GERMANTOWN—Donald Crews, an award-winning creator of groundbreaking concept and story books for children, will discuss his creative process at the Germantown Library Saturday, January 30 at 3:30 p.m.
Last year the American Library Association honored Crews with the Laura Ingalls Wilder Award, a bronze medal that celebrates an author or illustrator (Crews is both) whose books have made, over a period of years, a “substantial and lasting contribution to literature for children.”
The award put Crews in the prestigious company of previous recipients such as Maurice Sendak (1983), Theodor S. Geisel a/k/a Dr. Seuss (1980) and E.B. White (1970). “Donald Crews respects children and their insights,” said Karen Nelson Hoyle, chair of the Wilder Award Committee upon giving the award. “He trusts young children to understand what his works offer.”
Crews, 77, grew up in Newark, NJ, and spent summers with his grandparents in Cottondale, Florida. The long train trips south eventually provided inspiration for three of his books, including “Freight Train,” a 1979 Caldecott Honor book.
Crews is a 1959 graduate of The Cooper Union. There he met his wife, Ann Jonas, who was also an award-winning writer and illustrator of children’s books, until her death in 2013. The two worked as freelance graphic designers in New York City and then decamped for Frankfurt, Germany, when Crews was drafted into the Army in 1962.
Updating his portfolio before returning to the states, Crews created an alphabet book, “a self-assigned project that would show people my ability,” he said. “I thought about it and planned it over a long period of time.”
He was encouraged to submit the work to publishers as a children’s book, and a new career path opened. The “concept” book “We Read: A to Z” was published in 1967, and is still in print. A “counting” book, “Ten Black Dots,” came out in 1968.
Crews and Jonas continued to work as freelance graphic artists in New York City—the couple had two daughters by then—and he illustrated books by others. “We started as designers for industry,” said Crews, and the segue was natural. “Selling is also telling a story, and children use picture books as their information and entertainment.”
In “formulating a story, I think of what it looks like,” he said. “The pictures come first, and words support the pictures.” His early projects trained him to do everything on his own. “You make the decisions about what you do, how it proceeds, when to start and when to stop; that’s what an artist is.”

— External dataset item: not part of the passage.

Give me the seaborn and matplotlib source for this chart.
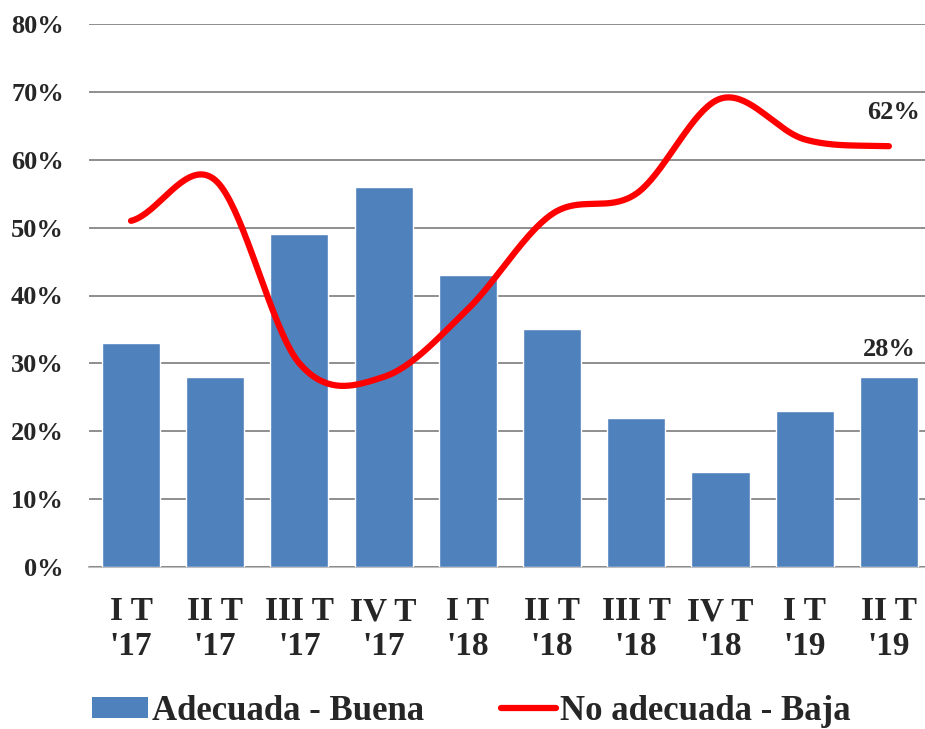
import numpy as np
import matplotlib
matplotlib.use("Agg")
import matplotlib.pyplot as plt
import seaborn as sns
from matplotlib.lines import Line2D
from matplotlib.patches import Patch

quarters = ["I T\n'17", "II T\n'17", "III T\n'17", "IV T\n'17", "I T\n'18",
            "II T\n'18", "III T\n'18", "IV T\n'18", "I T\n'19", "II T\n'19"]
adecuada = [33, 28, 49, 56, 43, 35, 22, 14, 23, 28]
no_adecuada = [51, 57, 30, 28, 38, 52, 55, 69, 63, 62]
y_ticks = [0, 10, 20, 30, 40, 50, 60, 70, 80]

bar_color = "#4F81BD"
line_color = "#FF0000"


def smooth(values, steps=40):
    # excel-like smoothed line (bezier through every point)
    pts = np.asarray(values, dtype=float)
    ext = np.concatenate([[pts[0]], pts, [pts[-1]]])
    xs, ys = [], []
    t = np.linspace(0, 1, steps)
    for i in range(len(pts) - 1):
        p0, p1, p2, p3 = ext[i], ext[i + 1], ext[i + 2], ext[i + 3]
        c1 = p1 + (p2 - p0) / 6
        c2 = p2 - (p3 - p1) / 6
        y = (1 - t) ** 3 * p1 + 3 * (1 - t) ** 2 * t * c1 + 3 * (1 - t) * t ** 2 * c2 + t ** 3 * p2
        xs.append(i + t)
        ys.append(y)
    return np.concatenate(xs), np.concatenate(ys)


sns.set_style("white")
plt.rcParams["font.family"] = ["Liberation Serif", "DejaVu Serif"]
plt.rcParams["font.weight"] = "bold"

fig = plt.figure(figsize=(9.25, 7.29), dpi=100)
ax = fig.add_axes([88.9 / 925, 1 - 567 / 729, (931 - 88.9) / 925, 543 / 729])

sns.barplot(x=quarters, y=adecuada, color=bar_color, saturation=1, width=0.69, ax=ax)

sx, sy = smooth(no_adecuada)
ax.plot(sx, sy, color=line_color, lw=4.5, solid_capstyle="round", zorder=3)

ax.set_ylim(0, 80)
ax.set_xlim(-0.5, len(quarters) - 0.5)
ax.set_yticks(y_ticks)
ax.set_yticklabels([f"{v}%" for v in y_ticks], fontsize=19, fontweight="bold")
ax.set_xticks(range(len(quarters)))
ax.set_xticklabels(quarters, fontsize=24, fontweight="bold", linespacing=1.17)
ax.tick_params(axis="y", length=0, pad=18)
ax.tick_params(axis="x", length=0, pad=21)
ax.set_xlabel("")
ax.set_ylabel("")

ax.yaxis.grid(True, color="#868686", lw=1.3)
ax.set_axisbelow(True)
for side in ["left", "right", "top"]:
    ax.spines[side].set_visible(False)
ax.spines["bottom"].set_color("#BFBFBF")
ax.spines["bottom"].set_linewidth(1.5)
ax.spines["bottom"].set_zorder(0.5)

last = len(quarters) - 1
ax.annotate(f"{no_adecuada[last]}%", (last, no_adecuada[last]), xytext=(3.5, 24.5),
            textcoords="offset points", ha="center", va="center", fontsize=19, fontweight="bold")
ax.annotate(f"{adecuada[last]}%", (last, adecuada[last]), xytext=(0, 19.5),
            textcoords="offset points", ha="center", va="center", fontsize=19, fontweight="bold")

handles = [Patch(facecolor=bar_color, edgecolor="none"),
           Line2D([0], [0], color=line_color, lw=4.5, solid_capstyle="round")]
fig.legend(handles, ["Adecuada - Buena", "No adecuada - Baja"], loc="center",
           bbox_to_anchor=(0.51, 1 - 711 / 729), ncol=2, frameon=False,
           prop={"size": 25, "weight": "bold"}, handlelength=1.6, handleheight=0.55,
           handletextpad=0.12, columnspacing=2.2)

fig.savefig("out.png", dpi=100)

After “Freight Train” Crews wrote and illustrated other books with transportation themes, such as “Truck” (1980, Caldecott Honor 1981), “School Bus” (1984), “Flying” (1986) and “Sail Away” (1995).
He also created books about happy events in children’s lives: “Parade” (1983) and “Night at the Fair” (1998). “Bigmama’s” and “Shortcut” are autobiographical, taking readers back to his grandparents’ farm. Since he was writing about his family, the books naturally have black people as subjects, Crews told the ALA audience in his award acceptance speech.
Crews and Jonas came to Germantown in 1994, at “the end of a long search for a second home outside of New York City,” he said. “You define what it is you’re looking for with the help of those who know you. We were looking for a view, countryside that we could see—not wilderness, but an openness that we didn’t have in the city.”
Crews served on the Zoning Board of Appeals “for several years,” he said, and now lives in Germantown full time. He is at work on a new book, “Fire!”